_Prompt_
No pictures belong in the copy; return exactly the lines from the one with "Rebuild this chart" through the one with "const FONT = 'Liberation", both ends included, and nothing else.

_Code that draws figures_

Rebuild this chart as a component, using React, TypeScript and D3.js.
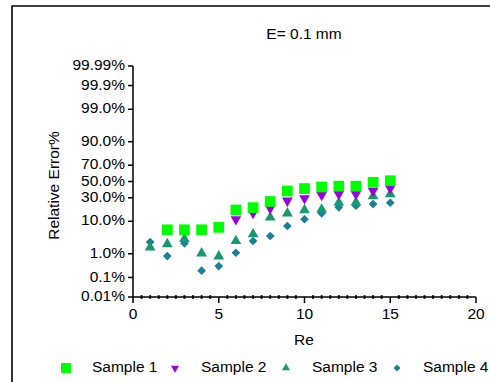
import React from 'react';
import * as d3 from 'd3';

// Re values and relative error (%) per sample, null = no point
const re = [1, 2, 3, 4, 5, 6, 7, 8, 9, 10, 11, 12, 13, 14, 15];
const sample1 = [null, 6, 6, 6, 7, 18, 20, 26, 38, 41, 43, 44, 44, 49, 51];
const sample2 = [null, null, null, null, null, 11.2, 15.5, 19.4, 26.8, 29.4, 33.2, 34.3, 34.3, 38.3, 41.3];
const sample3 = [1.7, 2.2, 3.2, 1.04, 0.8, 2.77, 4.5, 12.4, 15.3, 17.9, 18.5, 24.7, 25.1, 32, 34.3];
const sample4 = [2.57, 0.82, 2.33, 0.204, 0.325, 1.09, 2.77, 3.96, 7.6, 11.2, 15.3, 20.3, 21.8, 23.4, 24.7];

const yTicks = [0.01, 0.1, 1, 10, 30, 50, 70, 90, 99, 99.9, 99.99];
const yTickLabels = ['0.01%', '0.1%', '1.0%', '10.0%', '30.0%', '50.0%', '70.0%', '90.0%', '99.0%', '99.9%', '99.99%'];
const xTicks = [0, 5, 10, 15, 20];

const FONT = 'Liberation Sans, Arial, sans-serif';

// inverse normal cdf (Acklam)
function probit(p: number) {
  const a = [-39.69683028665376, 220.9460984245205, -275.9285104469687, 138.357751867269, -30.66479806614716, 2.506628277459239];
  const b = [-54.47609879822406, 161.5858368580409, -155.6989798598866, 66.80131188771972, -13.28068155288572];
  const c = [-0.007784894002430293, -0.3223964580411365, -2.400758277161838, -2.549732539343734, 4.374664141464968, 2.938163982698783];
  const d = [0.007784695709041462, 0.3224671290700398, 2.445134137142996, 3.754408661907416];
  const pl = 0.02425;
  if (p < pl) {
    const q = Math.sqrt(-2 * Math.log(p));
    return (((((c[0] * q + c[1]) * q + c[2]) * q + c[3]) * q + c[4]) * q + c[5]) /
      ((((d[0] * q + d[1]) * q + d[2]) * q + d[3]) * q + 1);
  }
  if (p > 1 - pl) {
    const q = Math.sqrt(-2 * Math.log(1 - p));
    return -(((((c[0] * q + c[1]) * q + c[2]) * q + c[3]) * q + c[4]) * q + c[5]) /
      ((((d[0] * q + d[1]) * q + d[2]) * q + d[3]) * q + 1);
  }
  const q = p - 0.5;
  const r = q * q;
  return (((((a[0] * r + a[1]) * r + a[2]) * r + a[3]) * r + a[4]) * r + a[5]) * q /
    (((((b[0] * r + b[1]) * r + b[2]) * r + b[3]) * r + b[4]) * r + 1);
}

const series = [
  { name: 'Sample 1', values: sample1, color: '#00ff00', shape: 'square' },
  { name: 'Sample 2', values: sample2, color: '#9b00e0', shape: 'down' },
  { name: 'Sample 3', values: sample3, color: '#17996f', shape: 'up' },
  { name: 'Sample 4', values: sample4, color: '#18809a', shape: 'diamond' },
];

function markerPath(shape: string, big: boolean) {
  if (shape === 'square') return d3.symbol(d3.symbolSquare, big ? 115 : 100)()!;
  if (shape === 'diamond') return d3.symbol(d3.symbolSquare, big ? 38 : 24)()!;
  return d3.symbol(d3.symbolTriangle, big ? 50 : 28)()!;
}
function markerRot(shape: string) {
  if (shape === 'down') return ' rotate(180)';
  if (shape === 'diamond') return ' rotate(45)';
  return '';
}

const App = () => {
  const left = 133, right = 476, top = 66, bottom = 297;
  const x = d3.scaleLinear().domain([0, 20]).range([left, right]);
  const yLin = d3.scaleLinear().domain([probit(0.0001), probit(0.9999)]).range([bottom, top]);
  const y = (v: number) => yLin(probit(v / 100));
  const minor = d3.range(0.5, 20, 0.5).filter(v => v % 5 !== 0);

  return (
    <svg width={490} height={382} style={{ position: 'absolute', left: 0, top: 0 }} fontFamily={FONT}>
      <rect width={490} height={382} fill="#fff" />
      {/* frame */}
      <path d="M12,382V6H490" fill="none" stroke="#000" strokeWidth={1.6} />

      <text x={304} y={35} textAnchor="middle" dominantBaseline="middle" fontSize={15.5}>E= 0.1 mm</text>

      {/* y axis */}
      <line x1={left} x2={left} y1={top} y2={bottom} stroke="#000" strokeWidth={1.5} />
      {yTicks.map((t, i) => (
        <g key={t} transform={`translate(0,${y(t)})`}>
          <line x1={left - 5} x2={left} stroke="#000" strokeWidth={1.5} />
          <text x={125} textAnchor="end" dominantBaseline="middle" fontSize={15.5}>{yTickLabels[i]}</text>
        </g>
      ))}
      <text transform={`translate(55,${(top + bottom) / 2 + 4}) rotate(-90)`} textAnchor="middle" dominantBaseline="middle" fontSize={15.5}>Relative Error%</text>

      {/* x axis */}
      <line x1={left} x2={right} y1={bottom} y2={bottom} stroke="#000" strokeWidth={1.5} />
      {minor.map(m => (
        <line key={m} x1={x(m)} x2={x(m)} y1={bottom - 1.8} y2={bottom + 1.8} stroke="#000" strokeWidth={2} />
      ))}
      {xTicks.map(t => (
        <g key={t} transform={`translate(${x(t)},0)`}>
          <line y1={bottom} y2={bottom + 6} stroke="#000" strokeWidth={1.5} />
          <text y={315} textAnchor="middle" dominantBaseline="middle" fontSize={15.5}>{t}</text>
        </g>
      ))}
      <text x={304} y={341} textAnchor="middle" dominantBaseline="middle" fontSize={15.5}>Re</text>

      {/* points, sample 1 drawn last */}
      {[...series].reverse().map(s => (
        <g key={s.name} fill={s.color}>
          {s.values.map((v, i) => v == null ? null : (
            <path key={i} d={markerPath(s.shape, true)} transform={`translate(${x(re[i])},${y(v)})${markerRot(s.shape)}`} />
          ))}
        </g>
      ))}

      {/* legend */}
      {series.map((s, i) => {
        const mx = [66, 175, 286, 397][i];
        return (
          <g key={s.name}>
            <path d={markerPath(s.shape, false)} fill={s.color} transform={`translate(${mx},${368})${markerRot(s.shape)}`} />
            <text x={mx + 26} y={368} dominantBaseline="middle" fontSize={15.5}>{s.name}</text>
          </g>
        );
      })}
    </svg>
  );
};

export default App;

--

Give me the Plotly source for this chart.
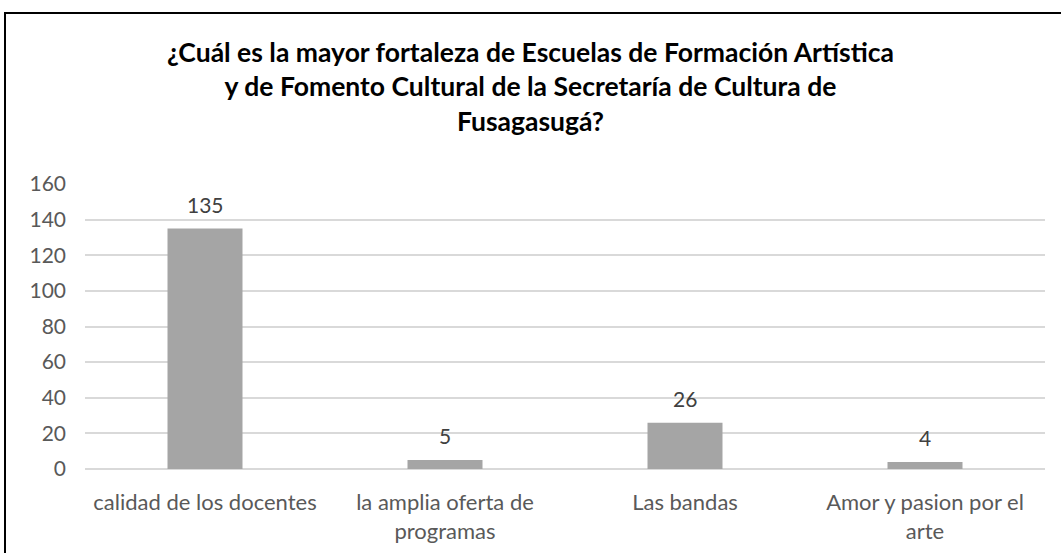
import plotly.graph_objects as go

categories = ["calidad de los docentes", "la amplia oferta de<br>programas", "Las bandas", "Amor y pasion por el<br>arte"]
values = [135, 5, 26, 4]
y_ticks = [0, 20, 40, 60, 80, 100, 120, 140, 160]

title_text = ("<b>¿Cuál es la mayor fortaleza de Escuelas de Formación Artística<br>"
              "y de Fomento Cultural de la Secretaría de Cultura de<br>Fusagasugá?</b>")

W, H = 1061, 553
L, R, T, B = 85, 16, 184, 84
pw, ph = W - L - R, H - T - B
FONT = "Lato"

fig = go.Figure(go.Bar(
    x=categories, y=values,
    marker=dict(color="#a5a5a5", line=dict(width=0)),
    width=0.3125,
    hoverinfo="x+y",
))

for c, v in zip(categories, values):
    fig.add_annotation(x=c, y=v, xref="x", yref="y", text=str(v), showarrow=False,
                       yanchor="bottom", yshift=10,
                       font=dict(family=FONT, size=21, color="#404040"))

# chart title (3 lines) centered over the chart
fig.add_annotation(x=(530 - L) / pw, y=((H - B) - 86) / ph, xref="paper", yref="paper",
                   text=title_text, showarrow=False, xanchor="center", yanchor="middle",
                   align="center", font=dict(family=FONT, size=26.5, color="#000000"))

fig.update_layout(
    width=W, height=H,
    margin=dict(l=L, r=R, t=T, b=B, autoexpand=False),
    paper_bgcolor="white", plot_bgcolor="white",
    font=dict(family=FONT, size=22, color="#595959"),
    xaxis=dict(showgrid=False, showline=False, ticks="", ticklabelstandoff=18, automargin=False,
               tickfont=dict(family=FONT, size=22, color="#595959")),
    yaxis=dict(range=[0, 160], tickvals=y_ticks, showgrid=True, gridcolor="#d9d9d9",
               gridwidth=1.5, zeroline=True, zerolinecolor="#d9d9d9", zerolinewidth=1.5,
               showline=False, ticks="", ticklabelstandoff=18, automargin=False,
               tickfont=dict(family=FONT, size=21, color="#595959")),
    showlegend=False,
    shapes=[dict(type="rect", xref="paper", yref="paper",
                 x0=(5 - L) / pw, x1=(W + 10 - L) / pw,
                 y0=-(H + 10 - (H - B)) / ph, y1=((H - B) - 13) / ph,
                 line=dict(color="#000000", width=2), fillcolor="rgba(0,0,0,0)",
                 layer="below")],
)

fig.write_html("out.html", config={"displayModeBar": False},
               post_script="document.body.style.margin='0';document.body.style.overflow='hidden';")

==

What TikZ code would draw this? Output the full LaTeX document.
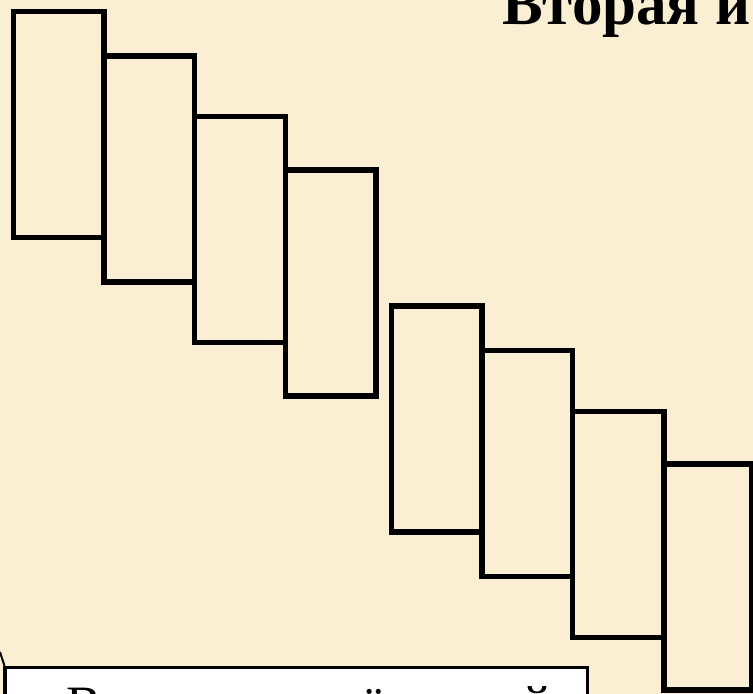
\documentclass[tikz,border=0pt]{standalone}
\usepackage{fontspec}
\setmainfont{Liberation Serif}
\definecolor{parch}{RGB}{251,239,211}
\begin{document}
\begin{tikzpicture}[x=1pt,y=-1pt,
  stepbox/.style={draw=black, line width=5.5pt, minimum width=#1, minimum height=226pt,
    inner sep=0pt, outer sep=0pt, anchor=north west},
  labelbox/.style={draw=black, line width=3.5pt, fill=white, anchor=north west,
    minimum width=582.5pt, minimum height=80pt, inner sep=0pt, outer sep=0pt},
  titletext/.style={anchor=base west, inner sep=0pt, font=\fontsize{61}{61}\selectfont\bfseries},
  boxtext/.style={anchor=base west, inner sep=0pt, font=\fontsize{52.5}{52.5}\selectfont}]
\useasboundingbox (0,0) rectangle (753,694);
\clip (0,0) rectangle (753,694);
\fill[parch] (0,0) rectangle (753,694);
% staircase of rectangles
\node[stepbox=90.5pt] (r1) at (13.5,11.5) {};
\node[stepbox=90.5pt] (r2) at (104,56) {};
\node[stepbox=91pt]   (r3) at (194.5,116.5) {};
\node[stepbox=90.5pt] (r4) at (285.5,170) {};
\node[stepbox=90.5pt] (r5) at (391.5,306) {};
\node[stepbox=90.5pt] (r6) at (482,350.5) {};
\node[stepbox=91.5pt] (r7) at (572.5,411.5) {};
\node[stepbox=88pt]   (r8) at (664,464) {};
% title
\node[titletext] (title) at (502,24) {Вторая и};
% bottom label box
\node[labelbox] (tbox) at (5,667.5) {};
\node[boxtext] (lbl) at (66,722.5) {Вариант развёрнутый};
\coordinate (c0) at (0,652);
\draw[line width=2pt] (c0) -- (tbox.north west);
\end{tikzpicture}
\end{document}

_Answer to the exercise_
Rebuild this chart as a component, using React, TypeScript and D3.js.
import React from 'react';
import * as d3 from 'd3';

// Re values and relative error (%) per sample, null = no point
const re = [1, 2, 3, 4, 5, 6, 7, 8, 9, 10, 11, 12, 13, 14, 15];
const sample1 = [null, 6, 6, 6, 7, 18, 20, 26, 38, 41, 43, 44, 44, 49, 51];
const sample2 = [null, null, null, null, null, 11.2, 15.5, 19.4, 26.8, 29.4, 33.2, 34.3, 34.3, 38.3, 41.3];
const sample3 = [1.7, 2.2, 3.2, 1.04, 0.8, 2.77, 4.5, 12.4, 15.3, 17.9, 18.5, 24.7, 25.1, 32, 34.3];
const sample4 = [2.57, 0.82, 2.33, 0.204, 0.325, 1.09, 2.77, 3.96, 7.6, 11.2, 15.3, 20.3, 21.8, 23.4, 24.7];

const yTicks = [0.01, 0.1, 1, 10, 30, 50, 70, 90, 99, 99.9, 99.99];
const yTickLabels = ['0.01%', '0.1%', '1.0%', '10.0%', '30.0%', '50.0%', '70.0%', '90.0%', '99.0%', '99.9%', '99.99%'];
const xTicks = [0, 5, 10, 15, 20];

const FONT = 'Liberation Sans, Arial, sans-serif';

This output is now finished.